I like keeping emulator names minimal. Instead of long device names, I create AVDs using only the API level as the name, like 31, 30, 34. That turns emulator startup into a very small command.
The function
e() {
if [ -z "$1" ]; then
echo "Usage: e <AVD_NAME>"
return 1
fi
emulator -avd "$1" -no-snapshot-load
}
Usage becomes:
e 31
e 34
This boots the selected emulator with a clean state by skipping snapshot restore.
Why name AVDs by API level?
For development and testing, the API version is usually what matters most. Naming devices numerically makes switching environments extremely fast and easy to remember.
Examples:
30→ Android 1131→ Android 1234→ Android 14
No mental overhead, no autocomplete needed.
Installing
Add the function to your shell configuration.
zsh (default shell on modern macOS):
nano ~/.zshrc
bash:
nano ~/.bashrc
Paste the function, save, then reload:
source ~/.zshrc
or
source ~/.bashrc
Requirements
The Android emulator CLI must already be available in your PATH.
If you still need to configure your SDK location, follow the setup described in how to find your Android SDK path on macOS, Windows and Ubuntu.
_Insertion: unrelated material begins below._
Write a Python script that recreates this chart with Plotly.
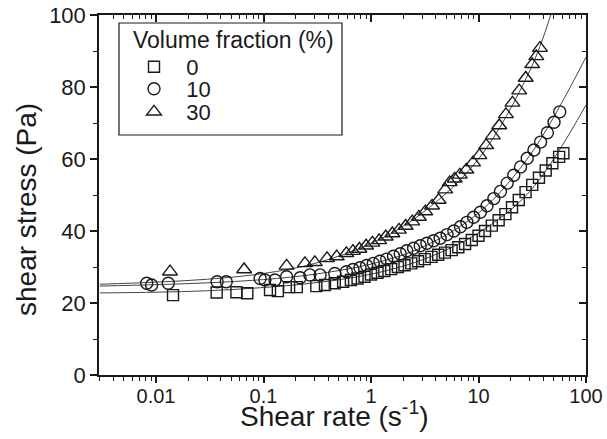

macOS and Linux compatibility
This works the same on macOS and Linux. The function is just standard shell syntax calling the emulator binary, so behavior is identical as long as the Android SDK tools are installed.
Result
Instead of typing:
emulator -avd 31 -no-snapshot-load
you run:
e 31
One small alias, much less friction when jumping between API levels.